Rachelger Tue 15-Oct-13 16:55:08

Ragusa she does 30 hours for 90 pounds plus 2bbsiting
Mainly 7-9 then 3.30 7 not all days as i work part time

Reinette Tue 15-Oct-13 17:30:05

I think everything about her behavior is off except for getting stroppy about having her "mistakes" pointed out to her.

Get a new AP with a better attitude but when you do, decide which things matter (e.g. the dishes loaded properly in the dishwasher so as to get cleaned) and which things don't (e.g. how she folds the girls' clothes) and try to give your new AP a little space to do her tasks her own way. No one likes to have their errors or shortcomings pointed out regularly, especially when they are really just minor differences in style without any real consequences.

Ragusa Tue 15-Oct-13 22:19:40

Hard one for anyone outside the family to judge, I think.

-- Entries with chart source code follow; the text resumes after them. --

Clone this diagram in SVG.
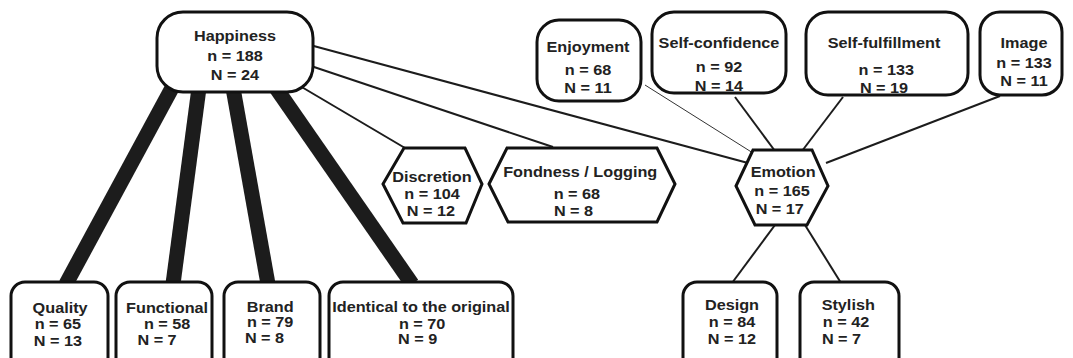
<svg xmlns="http://www.w3.org/2000/svg" width="1073" height="358" viewBox="0 0 1073 358">
<style>
.bg{fill:#ffffff}
.box{fill:#ffffff;stroke:#111111;stroke-width:3}
.hex{fill:#ffffff;stroke:#111111;stroke-width:3;stroke-linejoin:miter}
.t{font-family:"Liberation Sans",Arial,sans-serif;font-weight:bold;font-size:14.5px;fill:#222222;text-anchor:middle}
.thick{stroke:#1c1c1c;stroke-width:15;stroke-linecap:butt;fill:none}
.thin{stroke:#1c1c1c;stroke-width:2;fill:none}
.hair{stroke:#333333;stroke-width:1;fill:none}
</style>
<rect class="bg" x="0" y="0" width="1073" height="358"/>
<g id="connectors">
<line class="thick" x1="172" y1="88" x2="66" y2="284"/>
<line class="thick" x1="199" y1="88" x2="173" y2="284"/>
<line class="thick" x1="233" y1="88" x2="268" y2="284"/>
<line class="thick" x1="276" y1="88" x2="412" y2="284"/>
<line class="thin" x1="300" y1="86" x2="405" y2="148"/>
<line class="thin" x1="308" y1="65" x2="553" y2="147"/>
<line class="thin" x1="310" y1="45" x2="748" y2="163"/>
<line class="hair" x1="645" y1="85" x2="753" y2="153"/>
<line class="thin" x1="735" y1="97" x2="775" y2="151"/>
<line class="thin" x1="843" y1="97" x2="802" y2="151"/>
<line class="thin" x1="1000" y1="96" x2="826" y2="163"/>
<line class="thin" x1="775" y1="225" x2="732" y2="283"/>
<line class="thin" x1="805" y1="225" x2="841" y2="283"/>
</g>
<g id="happiness">
<rect class="box" x="157" y="12" width="156" height="80" rx="26"/>
<g transform="matrix(1.12,0,0,1,-28.2,0)">
<text class="t" x="235" y="41">Happiness</text>
<text class="t" x="235" y="61">n = 188</text>
<text class="t" x="235" y="80">N = 24</text>
</g>
</g>
<g id="enjoyment">
<rect class="box" x="537" y="20" width="104" height="81" rx="22"/>
<g transform="matrix(1.12,0,0,1,-70.56,0)">
<text class="t" x="588" y="52">Enjoyment</text>
<text class="t" x="588" y="75">n = 68</text>
<text class="t" x="588" y="93">N = 11</text>
</g>
</g>
<g id="self-confidence">
<rect class="box" x="652" y="12" width="134" height="81" rx="22"/>
<g transform="matrix(1.12,0,0,1,-86.28,0)">
<text class="t" x="719" y="48">Self-confidence</text>
<text class="t" x="719" y="72">n = 92</text>
<text class="t" x="719" y="91">N = 14</text>
</g>
</g>
<g id="self-fulfillment">
<rect class="box" x="806" y="12" width="162" height="83" rx="22"/>
<g transform="matrix(1.12,0,0,1,-106.08,0)">
<text class="t" x="884" y="48">Self-fulfillment</text>
<text class="t" x="886" y="75">n = 133</text>
<text class="t" x="884" y="93">N = 19</text>
</g>
</g>
<g id="image">
<rect class="box" x="980" y="12" width="82" height="83" rx="20"/>
<g transform="matrix(1.12,0,0,1,-122.88,0)">
<text class="t" x="1024" y="48">Image</text>
<text class="t" x="1024" y="68">n = 133</text>
<text class="t" x="1024" y="86">N = 11</text>
</g>
</g>
<g id="discretion">
<polygon class="hex" points="383,184 404,148 465,148 482,184 466,223 403,223"/>
<g transform="matrix(1.12,0,0,1,-51.84,0)">
<text class="t" x="432" y="182">Discretion</text>
<text class="t" x="432" y="199">n = 104</text>
<text class="t" x="431" y="216">N = 12</text>
</g>
</g>
<g id="fondness">
<polygon class="hex" points="489,184 507,148 657,148 675,184 657,222 508,222"/>
<g transform="matrix(1.12,0,0,1,-69.36,0)">
<text class="t" x="580" y="177">Fondness / Logging</text>
<text class="t" x="577" y="199">n = 68</text>
<text class="t" x="574" y="216">N = 8</text>
</g>
</g>
<g id="emotion">
<polygon class="hex" points="736,186 753,150 812,150 828,186 807,225 755,225"/>
<g transform="matrix(1.12,0,0,1,-93.84,0)">
<text class="t" x="783" y="177">Emotion</text>
<text class="t" x="782" y="196">n = 165</text>
<text class="t" x="780" y="214">N = 17</text>
</g>
</g>
<g id="quality">
<rect class="box" x="11" y="282" width="97" height="95" rx="14"/>
<g transform="matrix(1.12,0,0,1,-7.08,0)">
<text class="t" x="60" y="313">Quality</text>
<text class="t" x="58" y="329">n = 65</text>
<text class="t" x="58" y="346">N = 13</text>
</g>
</g>
<g id="functional">
<rect class="box" x="116" y="282" width="96" height="95" rx="14"/>
<g transform="matrix(1.12,0,0,1,-19.92,0)">
<text class="t" x="167" y="313">Functional</text>
<text class="t" x="167" y="329">n = 58</text>
<text class="t" x="158" y="345">N = 7</text>
</g>
</g>
<g id="brand">
<rect class="box" x="224" y="282" width="96" height="95" rx="14"/>
<g transform="matrix(1.12,0,0,1,-32.28,0)">
<text class="t" x="270" y="312">Brand</text>
<text class="t" x="270" y="327">n = 79</text>
<text class="t" x="265" y="343">N = 8</text>
</g>
</g>
<g id="identical">
<rect class="box" x="329" y="282" width="184" height="95" rx="14"/>
<g transform="matrix(1.12,0,0,1,-50.52,0)">
<text class="t" x="421" y="312">Identical to the original</text>
<text class="t" x="422" y="329">n = 70</text>
<text class="t" x="418" y="344">N = 9</text>
</g>
</g>
<g id="design">
<rect class="box" x="683" y="282" width="94" height="95" rx="14"/>
<g transform="matrix(1.12,0,0,1,-87.84,0)">
<text class="t" x="732" y="310">Design</text>
<text class="t" x="732" y="327">n = 84</text>
<text class="t" x="732" y="344">N = 12</text>
</g>
</g>
<g id="stylish">
<rect class="box" x="800" y="282" width="99" height="95" rx="14"/>
<g transform="matrix(1.12,0,0,1,-101.52,0)">
<text class="t" x="848" y="310">Stylish</text>
<text class="t" x="846" y="327">n = 42</text>
<text class="t" x="842" y="344">N = 7</text>
</g>
</g>
</svg>
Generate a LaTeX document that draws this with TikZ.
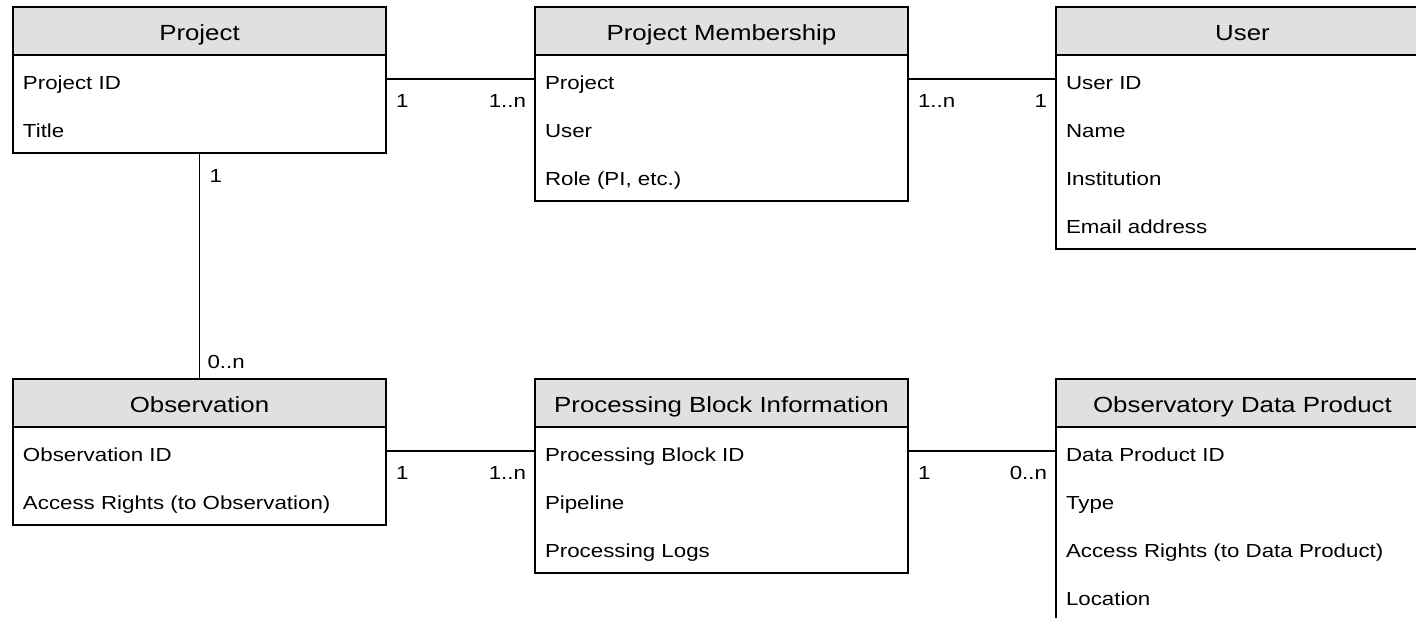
\documentclass[tikz,border=0pt]{standalone}
\usepackage{fontspec}
\setmainfont{Liberation Sans}[FakeStretch=1.18]
\usetikzlibrary{calc}
\definecolor{hgrey}{HTML}{E0E0E0}
\tikzset{
  every picture/.style={x=1pt, y=-1pt, line width=2pt},
  ehead/.style={draw, fill=hgrey, minimum width=373pt, minimum height=48pt, inner sep=0pt, outer sep=0pt,
    text height=24pt, text depth=4.4pt, font=\fontsize{21.9}{26}\selectfont},
  ebody/.style={draw, fill=white, minimum width=373pt, inner sep=0pt, anchor=north},
  erow/.style={anchor=base west, inner sep=0pt, font=\fontsize{18.9}{22}\selectfont},
  link/.style={line width=1.5pt},
  card/.style={inner sep=0pt, font=\fontsize{18.9}{22}\selectfont},
}
% name, x, y, title, number of rows, rows
\newcommand\entity[6]{%
  \node[ehead, anchor=north west] (#1) at (#2,#3) {#4};
  \node[ebody, minimum height=48*#5+2, outer sep=0pt] (#1-body) at (#1.south) {};
  \foreach \r [count=\i] in {#6}
    \node[erow] (#1-\i) at ($(#1.south west)+(9,34+48*\i-48)$) {\r};
}

\begin{document}
\begin{tikzpicture}
  \clip (0,0) rectangle (1416,618);
  % entities
  \entity{proj}{13}{7}{Project}{2}{Project ID, Title}
  \entity{pm}{535}{7}{Project Membership}{3}{Project, User, {Role (PI, etc.)}}
  \entity{user}{1056}{7}{User}{4}{User ID, Name, Institution, Email address}
  \entity{obs}{13}{379}{Observation}{2}{Observation ID, Access Rights (to Observation)}
  \entity{pbi}{535}{379}{Processing Block Information}{3}{Processing Block ID, Pipeline, Processing Logs}
  \entity{odp}{1056}{379}{Observatory Data Product}{4}{Data Product ID, Type, Access Rights (to Data Product), Location}
  % project -- membership
  \draw[link] ($(proj.south east)+(0,24)$) coordinate (r1s) -- (r1s -| pm.west) coordinate (r1t);
  \node[card, anchor=base west] (r1a) at ($(r1s)+(9,28)$) {1};
  \node[card, anchor=base east] (r1b) at ($(r1t)+(-8,28)$) {1..n};
  % membership -- user
  \draw[link] ($(pm.south east)+(0,24)$) coordinate (r2s) -- (r2s -| user.west) coordinate (r2t);
  \node[card, anchor=base west] (r2a) at ($(r2s)+(9,28)$) {1..n};
  \node[card, anchor=base east] (r2b) at ($(r2t)+(-8,28)$) {1};
  % project -- observation
  \draw[link] (proj-body.south) -- (obs.north);
  \node[card, anchor=base west] (r3a) at ($(proj-body.south)+(9,29)$) {1};
  \node[card, anchor=base west] (r3b) at ($(obs.north)+(7,-11)$) {0..n};
  % observation -- processing block
  \draw[link] ($(obs.south east)+(0,24)$) coordinate (r4s) -- (r4s -| pbi.west) coordinate (r4t);
  \node[card, anchor=base west] (r4a) at ($(r4s)+(9,28)$) {1};
  \node[card, anchor=base east] (r4b) at ($(r4t)+(-8,28)$) {1..n};
  % processing block -- data product
  \draw[link] ($(pbi.south east)+(0,24)$) coordinate (r5s) -- (r5s -| odp.west) coordinate (r5t);
  \node[card, anchor=base west] (r5a) at ($(r5s)+(9,28)$) {1};
  \node[card, anchor=base east] (r5b) at ($(r5t)+(-8,28)$) {0..n};
\end{tikzpicture}
\end{document}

It sounds like you had a firm arrangement for the weekend in question, arranged months in advance. In which case, yes, she is being unreasonable.

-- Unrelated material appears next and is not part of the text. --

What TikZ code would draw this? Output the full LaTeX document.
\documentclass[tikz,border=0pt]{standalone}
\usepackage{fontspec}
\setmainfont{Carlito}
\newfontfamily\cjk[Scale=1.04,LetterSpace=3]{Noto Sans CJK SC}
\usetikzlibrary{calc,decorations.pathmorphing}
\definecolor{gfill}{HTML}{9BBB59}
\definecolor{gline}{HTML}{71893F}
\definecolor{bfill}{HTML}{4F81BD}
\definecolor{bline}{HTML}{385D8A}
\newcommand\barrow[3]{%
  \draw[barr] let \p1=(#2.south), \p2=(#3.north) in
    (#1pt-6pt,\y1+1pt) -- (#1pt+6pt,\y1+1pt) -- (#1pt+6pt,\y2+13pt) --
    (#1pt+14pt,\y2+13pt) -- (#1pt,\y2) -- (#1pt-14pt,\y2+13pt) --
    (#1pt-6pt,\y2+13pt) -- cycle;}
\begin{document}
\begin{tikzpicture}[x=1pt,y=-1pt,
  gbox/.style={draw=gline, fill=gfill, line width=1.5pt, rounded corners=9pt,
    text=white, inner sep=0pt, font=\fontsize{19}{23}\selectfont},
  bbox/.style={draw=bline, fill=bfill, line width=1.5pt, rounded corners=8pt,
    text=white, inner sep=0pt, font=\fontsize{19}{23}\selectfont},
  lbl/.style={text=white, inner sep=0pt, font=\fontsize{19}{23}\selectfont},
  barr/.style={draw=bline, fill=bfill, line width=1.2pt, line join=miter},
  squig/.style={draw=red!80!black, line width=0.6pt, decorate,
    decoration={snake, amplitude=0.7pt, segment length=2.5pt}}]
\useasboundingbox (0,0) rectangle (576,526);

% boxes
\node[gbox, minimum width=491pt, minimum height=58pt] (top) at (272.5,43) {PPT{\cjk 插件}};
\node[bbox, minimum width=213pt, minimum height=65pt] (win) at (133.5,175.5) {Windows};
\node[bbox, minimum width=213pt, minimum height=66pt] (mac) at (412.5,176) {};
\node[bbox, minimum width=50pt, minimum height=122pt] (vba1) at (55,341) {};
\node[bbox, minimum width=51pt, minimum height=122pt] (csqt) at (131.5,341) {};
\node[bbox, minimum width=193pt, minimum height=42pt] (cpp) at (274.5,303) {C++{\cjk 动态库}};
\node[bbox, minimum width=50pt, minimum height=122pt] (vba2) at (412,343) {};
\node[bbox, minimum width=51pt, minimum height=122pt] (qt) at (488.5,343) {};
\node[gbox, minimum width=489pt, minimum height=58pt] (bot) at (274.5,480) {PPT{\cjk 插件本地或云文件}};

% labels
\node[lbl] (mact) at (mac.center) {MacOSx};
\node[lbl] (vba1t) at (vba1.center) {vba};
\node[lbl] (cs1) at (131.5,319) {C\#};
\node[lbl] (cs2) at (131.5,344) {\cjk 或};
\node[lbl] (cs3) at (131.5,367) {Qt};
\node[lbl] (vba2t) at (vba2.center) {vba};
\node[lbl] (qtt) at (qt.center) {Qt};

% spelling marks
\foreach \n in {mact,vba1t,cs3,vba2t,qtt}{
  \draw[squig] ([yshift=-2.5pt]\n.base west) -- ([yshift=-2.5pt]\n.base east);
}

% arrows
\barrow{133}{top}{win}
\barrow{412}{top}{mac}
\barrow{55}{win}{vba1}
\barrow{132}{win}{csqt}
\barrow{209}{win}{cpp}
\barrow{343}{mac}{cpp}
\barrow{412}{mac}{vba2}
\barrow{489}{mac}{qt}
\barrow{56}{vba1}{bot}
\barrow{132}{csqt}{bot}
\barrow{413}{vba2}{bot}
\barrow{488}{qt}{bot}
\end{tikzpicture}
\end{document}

Do you let her know clearly, and in advance, what hours she is going to be expected to be available to you? If so, then she should also have the courtesy to agree in advance when she's going to be committed to you. If you have a more flexible arrangement, with you calling on her 'as and when', then I think you also have to cut her some slack too. If, for example, you're expecting babysitting at short- or no-notice, then I think you cannot expect much in the way of accommodation from her, either.

Pointing out mistakes and her getting cross... depends what you're pointing out and how. If you're doing it nicely, and it's stuff any sensible person should know, then she is obviously being unreasonable. If it's stuff that you're being picky about, then maybe not so unreasonable - see, it's impossible to say without knowing more context.